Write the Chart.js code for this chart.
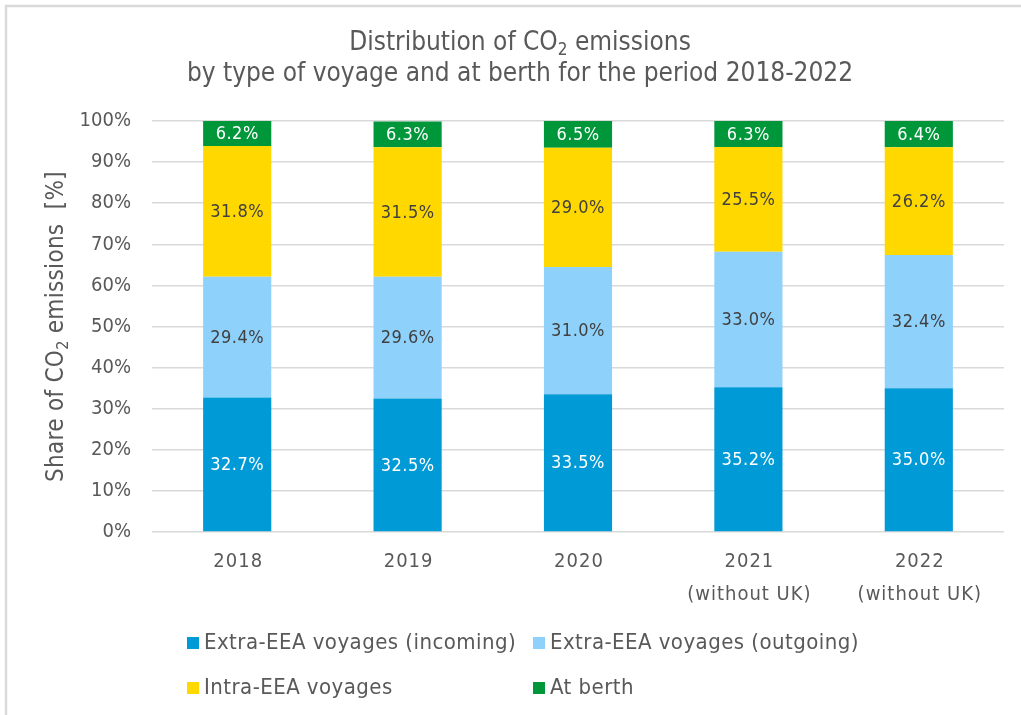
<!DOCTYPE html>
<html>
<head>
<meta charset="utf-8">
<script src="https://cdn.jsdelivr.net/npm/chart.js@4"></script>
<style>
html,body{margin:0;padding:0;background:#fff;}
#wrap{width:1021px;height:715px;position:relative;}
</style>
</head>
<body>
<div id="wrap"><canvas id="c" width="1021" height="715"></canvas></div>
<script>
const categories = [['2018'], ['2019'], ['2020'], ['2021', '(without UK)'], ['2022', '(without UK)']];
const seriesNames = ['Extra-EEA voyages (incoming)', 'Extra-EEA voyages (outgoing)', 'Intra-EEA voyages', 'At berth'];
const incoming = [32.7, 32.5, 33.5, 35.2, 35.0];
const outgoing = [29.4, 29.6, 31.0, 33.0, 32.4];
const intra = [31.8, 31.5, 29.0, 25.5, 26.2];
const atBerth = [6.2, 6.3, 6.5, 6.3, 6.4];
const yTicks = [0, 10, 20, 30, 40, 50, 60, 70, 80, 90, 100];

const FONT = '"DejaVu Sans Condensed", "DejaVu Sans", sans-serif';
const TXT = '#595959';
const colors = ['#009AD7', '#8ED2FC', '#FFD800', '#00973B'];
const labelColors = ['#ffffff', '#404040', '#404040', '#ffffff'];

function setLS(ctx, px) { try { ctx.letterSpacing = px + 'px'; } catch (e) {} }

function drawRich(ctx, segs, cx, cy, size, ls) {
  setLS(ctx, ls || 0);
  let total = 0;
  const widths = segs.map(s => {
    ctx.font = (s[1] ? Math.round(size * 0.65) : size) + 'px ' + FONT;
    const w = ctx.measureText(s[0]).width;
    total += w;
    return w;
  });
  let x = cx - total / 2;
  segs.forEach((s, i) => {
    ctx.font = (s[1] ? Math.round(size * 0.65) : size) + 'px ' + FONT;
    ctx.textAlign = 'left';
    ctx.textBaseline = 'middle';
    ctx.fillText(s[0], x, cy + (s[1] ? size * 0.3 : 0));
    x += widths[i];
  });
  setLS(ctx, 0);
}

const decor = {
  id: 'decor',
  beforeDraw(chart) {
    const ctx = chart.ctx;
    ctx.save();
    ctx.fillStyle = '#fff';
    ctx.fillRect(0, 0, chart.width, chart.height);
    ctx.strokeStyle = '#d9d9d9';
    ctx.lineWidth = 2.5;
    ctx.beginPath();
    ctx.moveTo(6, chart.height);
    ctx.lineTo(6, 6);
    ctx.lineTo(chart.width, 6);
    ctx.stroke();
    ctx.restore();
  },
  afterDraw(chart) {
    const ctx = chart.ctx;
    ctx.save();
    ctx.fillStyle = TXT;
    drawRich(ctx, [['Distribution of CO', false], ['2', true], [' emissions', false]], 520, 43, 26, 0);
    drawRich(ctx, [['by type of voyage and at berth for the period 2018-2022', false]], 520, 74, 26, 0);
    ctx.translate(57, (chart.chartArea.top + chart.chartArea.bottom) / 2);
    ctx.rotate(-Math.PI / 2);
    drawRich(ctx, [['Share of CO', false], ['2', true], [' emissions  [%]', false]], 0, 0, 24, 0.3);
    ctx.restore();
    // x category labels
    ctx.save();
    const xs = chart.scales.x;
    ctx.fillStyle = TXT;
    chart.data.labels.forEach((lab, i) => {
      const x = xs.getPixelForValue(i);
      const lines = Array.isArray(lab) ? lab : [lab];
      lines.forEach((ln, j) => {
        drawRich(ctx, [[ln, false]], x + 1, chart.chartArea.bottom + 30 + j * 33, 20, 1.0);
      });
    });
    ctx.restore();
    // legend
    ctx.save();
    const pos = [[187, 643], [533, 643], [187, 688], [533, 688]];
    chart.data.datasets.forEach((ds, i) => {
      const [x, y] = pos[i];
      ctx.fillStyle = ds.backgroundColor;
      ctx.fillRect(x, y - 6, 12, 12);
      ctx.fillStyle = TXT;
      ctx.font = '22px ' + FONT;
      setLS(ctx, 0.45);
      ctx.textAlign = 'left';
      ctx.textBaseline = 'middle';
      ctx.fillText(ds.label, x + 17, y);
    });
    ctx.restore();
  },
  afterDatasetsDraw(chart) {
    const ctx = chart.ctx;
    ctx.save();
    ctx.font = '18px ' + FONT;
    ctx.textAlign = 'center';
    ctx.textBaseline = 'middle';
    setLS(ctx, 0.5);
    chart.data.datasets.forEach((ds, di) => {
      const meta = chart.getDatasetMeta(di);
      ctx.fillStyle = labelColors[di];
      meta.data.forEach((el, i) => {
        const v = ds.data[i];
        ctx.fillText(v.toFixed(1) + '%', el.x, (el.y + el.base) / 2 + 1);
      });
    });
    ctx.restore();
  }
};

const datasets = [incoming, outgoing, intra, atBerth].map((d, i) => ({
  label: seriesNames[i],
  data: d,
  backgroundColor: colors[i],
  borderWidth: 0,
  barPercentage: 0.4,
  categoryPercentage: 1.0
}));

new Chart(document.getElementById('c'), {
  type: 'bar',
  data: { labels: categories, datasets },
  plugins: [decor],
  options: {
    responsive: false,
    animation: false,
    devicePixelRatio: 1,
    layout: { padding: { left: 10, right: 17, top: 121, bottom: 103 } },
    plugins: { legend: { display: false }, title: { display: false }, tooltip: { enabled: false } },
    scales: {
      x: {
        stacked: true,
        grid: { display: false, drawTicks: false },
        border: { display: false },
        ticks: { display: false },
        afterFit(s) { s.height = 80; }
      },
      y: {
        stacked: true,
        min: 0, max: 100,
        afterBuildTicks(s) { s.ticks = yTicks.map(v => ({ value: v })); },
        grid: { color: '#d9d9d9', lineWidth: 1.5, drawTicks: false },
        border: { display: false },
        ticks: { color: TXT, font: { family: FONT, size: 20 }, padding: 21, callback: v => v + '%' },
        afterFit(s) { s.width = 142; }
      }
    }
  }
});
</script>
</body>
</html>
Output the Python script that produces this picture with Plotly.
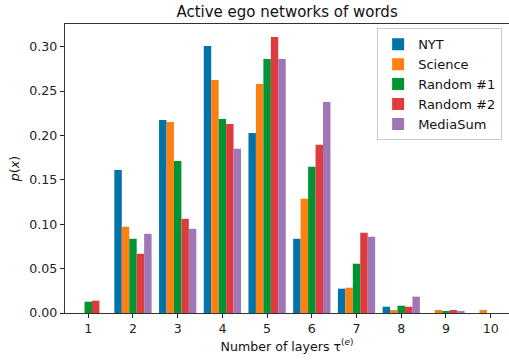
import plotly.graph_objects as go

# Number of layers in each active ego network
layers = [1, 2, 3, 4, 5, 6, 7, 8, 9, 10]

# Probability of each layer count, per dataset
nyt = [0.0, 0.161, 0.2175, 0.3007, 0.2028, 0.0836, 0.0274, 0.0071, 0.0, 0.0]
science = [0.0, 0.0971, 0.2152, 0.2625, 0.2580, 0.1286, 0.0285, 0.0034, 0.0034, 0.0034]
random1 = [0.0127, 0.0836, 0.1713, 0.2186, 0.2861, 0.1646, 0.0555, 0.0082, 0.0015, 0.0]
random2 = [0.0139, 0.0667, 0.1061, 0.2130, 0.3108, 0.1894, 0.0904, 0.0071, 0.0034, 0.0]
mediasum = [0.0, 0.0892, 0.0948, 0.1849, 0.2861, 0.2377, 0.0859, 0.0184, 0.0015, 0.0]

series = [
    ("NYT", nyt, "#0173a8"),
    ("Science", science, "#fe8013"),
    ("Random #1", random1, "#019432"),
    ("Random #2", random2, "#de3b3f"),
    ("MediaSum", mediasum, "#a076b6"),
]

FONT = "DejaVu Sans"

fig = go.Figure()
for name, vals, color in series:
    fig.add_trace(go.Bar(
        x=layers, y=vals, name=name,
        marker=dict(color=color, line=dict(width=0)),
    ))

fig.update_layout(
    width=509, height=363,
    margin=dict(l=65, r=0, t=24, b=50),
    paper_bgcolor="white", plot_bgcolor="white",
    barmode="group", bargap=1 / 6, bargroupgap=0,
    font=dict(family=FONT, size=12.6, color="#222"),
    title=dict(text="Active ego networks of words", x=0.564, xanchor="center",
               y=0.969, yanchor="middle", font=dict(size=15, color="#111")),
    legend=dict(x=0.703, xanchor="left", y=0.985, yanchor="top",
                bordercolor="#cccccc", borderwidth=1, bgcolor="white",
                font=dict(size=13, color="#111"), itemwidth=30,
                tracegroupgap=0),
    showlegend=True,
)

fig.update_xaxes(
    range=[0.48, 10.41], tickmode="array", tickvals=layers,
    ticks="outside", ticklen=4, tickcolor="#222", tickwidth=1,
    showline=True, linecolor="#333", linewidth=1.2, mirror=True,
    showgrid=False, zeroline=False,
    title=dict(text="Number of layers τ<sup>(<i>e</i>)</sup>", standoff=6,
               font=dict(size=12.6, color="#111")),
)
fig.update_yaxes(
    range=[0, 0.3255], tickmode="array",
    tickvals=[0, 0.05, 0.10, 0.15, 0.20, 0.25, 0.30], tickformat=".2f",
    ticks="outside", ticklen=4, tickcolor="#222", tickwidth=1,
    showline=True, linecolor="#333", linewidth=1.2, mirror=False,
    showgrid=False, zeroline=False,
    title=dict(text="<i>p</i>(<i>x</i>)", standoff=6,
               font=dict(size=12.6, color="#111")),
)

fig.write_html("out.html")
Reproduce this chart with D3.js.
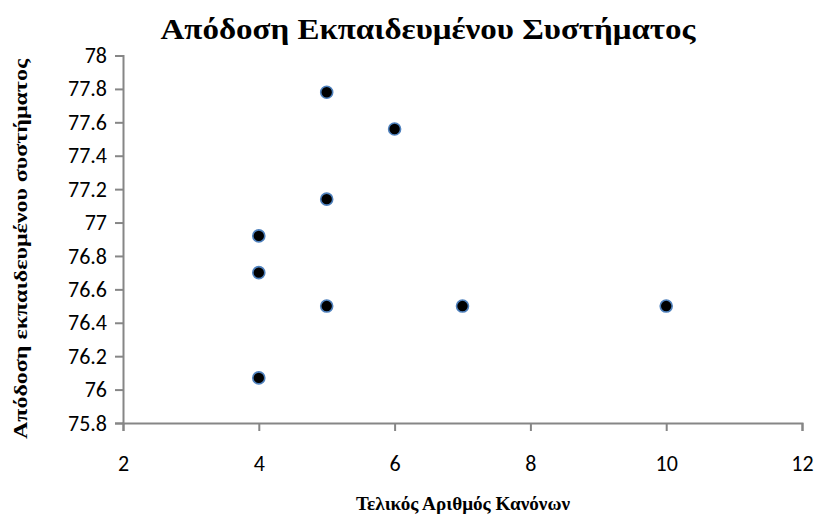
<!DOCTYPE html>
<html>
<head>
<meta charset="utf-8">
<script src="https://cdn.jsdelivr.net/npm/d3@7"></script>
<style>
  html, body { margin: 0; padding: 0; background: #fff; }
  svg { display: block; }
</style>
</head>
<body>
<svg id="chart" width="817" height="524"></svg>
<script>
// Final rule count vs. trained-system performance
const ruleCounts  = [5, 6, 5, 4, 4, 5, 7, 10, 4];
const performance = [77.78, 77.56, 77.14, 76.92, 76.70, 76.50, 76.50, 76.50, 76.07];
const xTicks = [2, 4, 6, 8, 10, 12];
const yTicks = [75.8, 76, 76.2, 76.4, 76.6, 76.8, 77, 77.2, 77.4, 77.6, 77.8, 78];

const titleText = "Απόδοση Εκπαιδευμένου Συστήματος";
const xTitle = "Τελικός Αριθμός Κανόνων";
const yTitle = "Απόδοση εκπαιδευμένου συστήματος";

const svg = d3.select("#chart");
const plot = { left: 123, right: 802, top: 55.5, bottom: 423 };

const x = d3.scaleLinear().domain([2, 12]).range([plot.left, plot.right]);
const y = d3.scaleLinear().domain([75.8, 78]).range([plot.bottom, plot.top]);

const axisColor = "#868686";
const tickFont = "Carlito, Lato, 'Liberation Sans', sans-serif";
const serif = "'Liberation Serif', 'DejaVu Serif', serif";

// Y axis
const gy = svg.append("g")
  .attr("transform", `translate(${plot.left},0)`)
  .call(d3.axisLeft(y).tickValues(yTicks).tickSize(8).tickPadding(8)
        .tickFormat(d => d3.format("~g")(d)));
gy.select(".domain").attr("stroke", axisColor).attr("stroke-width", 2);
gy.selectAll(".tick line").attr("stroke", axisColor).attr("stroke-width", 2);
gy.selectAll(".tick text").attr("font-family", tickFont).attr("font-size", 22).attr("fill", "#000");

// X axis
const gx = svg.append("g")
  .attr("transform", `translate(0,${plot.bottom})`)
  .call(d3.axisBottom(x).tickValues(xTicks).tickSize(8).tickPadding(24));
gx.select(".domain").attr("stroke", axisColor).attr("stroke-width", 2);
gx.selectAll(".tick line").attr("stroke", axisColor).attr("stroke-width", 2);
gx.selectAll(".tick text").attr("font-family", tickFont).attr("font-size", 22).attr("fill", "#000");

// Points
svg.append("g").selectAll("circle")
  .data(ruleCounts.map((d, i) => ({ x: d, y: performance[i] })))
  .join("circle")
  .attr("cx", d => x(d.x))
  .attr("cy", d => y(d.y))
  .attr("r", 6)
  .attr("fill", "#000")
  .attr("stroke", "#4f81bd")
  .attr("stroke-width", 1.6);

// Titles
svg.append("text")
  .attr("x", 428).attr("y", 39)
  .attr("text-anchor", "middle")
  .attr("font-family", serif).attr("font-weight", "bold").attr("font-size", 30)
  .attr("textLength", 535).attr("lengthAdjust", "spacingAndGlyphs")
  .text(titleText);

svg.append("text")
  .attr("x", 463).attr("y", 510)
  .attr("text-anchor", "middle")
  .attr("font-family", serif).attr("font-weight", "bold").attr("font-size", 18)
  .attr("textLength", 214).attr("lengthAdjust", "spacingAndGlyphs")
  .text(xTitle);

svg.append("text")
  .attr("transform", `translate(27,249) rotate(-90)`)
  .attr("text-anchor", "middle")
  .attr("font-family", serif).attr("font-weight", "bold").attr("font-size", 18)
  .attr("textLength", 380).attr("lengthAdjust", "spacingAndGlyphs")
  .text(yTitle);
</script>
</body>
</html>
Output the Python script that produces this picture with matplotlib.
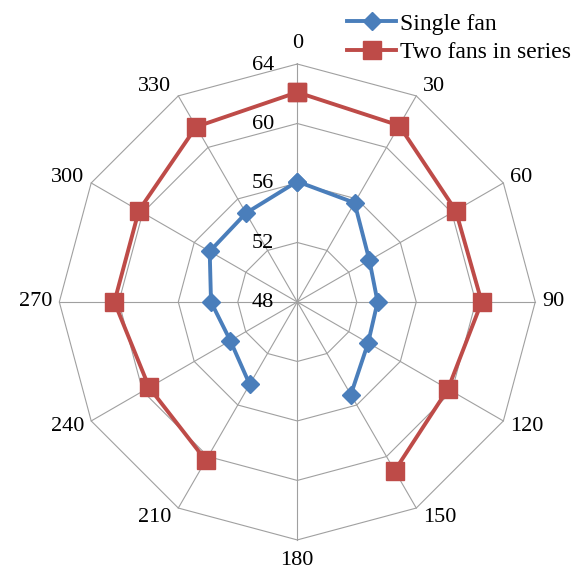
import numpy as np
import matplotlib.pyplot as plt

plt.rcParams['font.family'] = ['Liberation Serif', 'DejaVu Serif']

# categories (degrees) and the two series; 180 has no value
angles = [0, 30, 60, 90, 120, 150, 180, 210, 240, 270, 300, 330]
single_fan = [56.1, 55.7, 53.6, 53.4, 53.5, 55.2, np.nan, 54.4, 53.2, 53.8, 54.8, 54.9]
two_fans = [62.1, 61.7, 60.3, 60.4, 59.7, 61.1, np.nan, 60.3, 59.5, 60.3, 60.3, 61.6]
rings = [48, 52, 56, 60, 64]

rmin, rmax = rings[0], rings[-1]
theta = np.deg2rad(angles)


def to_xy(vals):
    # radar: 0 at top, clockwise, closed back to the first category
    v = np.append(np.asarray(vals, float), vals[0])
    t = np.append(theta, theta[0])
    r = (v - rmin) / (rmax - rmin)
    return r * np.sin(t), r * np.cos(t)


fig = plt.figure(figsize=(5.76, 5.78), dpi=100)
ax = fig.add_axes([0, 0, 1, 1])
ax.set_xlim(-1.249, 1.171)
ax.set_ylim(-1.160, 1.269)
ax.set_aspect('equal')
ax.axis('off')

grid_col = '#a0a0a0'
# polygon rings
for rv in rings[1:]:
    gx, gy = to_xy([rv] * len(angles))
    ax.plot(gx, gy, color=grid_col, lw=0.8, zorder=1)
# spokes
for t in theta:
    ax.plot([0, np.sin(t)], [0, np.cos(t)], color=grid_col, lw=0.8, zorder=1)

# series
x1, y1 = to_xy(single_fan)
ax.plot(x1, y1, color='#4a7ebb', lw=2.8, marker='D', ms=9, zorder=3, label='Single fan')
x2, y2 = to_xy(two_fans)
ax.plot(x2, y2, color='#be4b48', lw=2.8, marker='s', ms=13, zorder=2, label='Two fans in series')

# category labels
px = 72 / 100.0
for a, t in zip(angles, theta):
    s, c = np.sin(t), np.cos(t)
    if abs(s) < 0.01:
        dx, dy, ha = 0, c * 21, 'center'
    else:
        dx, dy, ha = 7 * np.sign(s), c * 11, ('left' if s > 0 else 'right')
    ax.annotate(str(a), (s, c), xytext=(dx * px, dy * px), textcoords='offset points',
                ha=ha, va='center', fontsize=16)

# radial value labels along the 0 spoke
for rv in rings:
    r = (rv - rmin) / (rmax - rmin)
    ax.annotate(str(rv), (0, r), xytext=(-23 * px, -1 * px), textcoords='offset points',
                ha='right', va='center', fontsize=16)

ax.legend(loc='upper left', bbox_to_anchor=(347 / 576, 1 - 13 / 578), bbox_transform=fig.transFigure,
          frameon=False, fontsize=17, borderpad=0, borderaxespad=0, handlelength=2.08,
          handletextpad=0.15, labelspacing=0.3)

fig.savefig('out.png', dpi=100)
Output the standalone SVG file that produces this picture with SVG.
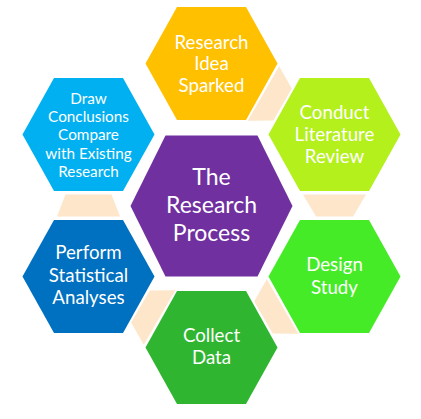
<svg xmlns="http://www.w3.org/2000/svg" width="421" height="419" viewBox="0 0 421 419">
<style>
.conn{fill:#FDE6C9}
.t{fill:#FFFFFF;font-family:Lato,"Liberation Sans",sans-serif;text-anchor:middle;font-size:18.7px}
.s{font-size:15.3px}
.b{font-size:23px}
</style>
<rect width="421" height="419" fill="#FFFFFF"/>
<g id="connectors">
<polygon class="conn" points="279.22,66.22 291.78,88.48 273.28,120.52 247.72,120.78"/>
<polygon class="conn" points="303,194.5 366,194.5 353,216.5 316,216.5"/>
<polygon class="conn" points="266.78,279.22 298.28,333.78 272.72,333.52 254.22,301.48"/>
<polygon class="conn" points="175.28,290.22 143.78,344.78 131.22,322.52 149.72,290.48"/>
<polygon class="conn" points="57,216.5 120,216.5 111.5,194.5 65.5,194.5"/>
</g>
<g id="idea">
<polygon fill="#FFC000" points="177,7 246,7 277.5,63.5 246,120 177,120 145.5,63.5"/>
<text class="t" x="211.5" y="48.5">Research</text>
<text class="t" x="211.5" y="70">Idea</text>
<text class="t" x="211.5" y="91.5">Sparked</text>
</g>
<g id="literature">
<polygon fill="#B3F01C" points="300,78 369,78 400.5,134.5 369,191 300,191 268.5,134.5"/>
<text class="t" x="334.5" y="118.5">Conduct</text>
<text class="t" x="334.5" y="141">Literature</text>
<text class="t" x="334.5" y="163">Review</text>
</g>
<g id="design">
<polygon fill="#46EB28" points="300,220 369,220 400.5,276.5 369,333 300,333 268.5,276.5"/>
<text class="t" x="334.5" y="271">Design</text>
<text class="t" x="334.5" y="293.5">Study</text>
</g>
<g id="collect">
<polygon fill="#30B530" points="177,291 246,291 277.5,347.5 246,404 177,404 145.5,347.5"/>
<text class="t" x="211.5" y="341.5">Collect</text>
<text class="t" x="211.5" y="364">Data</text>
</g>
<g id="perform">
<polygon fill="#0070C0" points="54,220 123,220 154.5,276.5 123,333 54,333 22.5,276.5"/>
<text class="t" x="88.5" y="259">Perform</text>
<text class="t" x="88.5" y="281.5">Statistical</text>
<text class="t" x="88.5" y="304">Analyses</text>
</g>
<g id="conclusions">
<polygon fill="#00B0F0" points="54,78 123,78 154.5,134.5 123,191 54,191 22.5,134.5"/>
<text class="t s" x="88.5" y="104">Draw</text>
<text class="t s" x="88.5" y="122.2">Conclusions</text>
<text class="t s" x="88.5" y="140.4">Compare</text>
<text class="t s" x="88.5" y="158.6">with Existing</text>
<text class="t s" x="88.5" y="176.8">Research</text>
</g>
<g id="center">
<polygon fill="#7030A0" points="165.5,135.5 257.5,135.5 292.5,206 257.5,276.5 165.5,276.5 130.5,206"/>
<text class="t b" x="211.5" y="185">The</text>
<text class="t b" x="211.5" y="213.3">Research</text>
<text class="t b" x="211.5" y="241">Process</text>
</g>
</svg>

OBJECTIVE:
Go through the material line by line. Show each line that contains the string "produces".

RESPONSE TO THE EXERCISE:
Output the Python script that produces this picture with Plotly.
Output the Python script that produces this picture with matplotlib.
Output the standalone SVG file that produces this picture with SVG.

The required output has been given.